In State ex rel. Maxwell v. Schneider (1921), 103 Ohio St. 492, 134 N.E. 443, paragraph two of the syllabus, a quo warranto action, we stated:
“When, pursuant to the provisions of Section 4736, General Code, a new school district is created by a county board of education by proceedings in conformity with the requirements of the law, and the members of a board of education of a newly-created district are duly appointed and qualified, and such board duly organized as therein provided, the duties and authority of members of a board of education of a former school district which has been absorbed by the creation of a new district are ipso facto terminated.”
*703We explained:
“The contention that the board of education of the former district is not abolished, but continues in existence, merits but little consideration. The statute to which reference has been made clearly authorizes the appointment of a board of education for the newly-created district. The members of the board of education of a district abolished in the creation of a new district have no further duties to perform, and that statute clearly contemplates that such boards shall cease to function. It follows without any specific provision of the statute that the creation of the board of education for a newly-created district, the acceptance and qualification of the members duly appointed thereto, and the organization thereof, as provided by law, ipso facto terminate the authority in such new district of the board of education of each district which has been wholly absorbed in the creation of the new district.” Id., 103 Ohio St. at 499-500, 134 N.E. at 445.

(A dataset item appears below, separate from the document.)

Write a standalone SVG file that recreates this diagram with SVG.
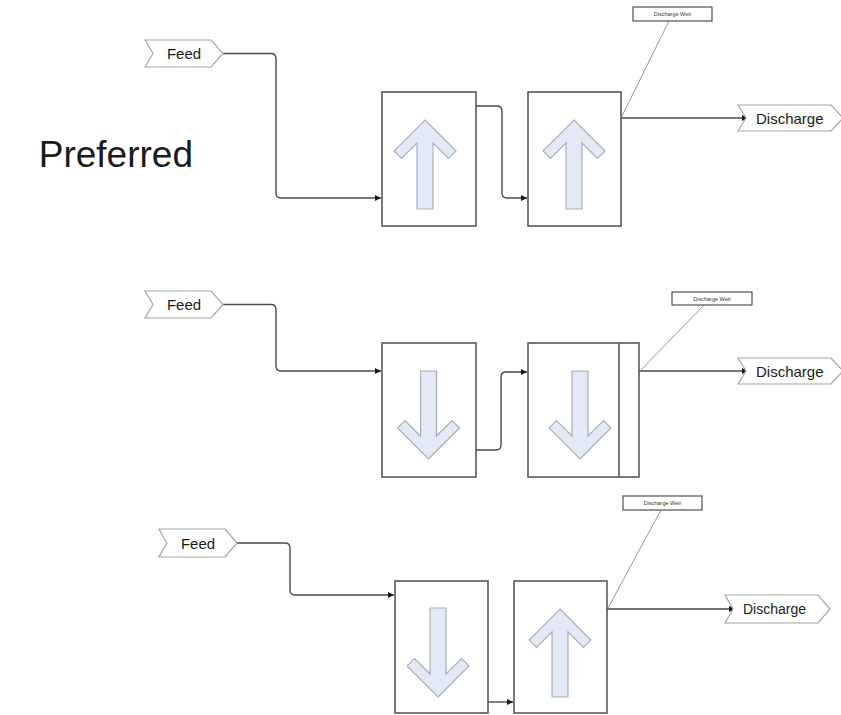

Moreover, in 1949 Ohio Atty.Gen.Ops. No. 1070, paragraph one of the syllabus, the Attorney General concluded:
“When a county board of education creates a new local school district pursuant to Section 4831-1 of the General Code [successor to G.C. 4736], the old school district ceases to exist.”
Under the above authority, the three school districts that now comprise the Washington Local School District ceased to exist in 1938, and the Washington Local School District was created. Thus, the Washington Local School District did not exist in the base years for the mandatory minimum inside millage, and the budget commission may not certify guaranteed millage to it. Of course, Washington Local may still receive inside millage under R.C. 5705.04; however, this millage will not be guaranteed.
Accordingly, we affirm the decision of the BTA because Washington Local did not exist in the base years of the mandatory minimum millage. Consequently, R.C. 5705.31(D) does not guarantee any millage to it.
Decision affirmed.
Moyer, C.J., Douglas, Resnick, F.E. Sweeney and Cook, JJ., concur. Wright and Pfeifer, JJ., dissent.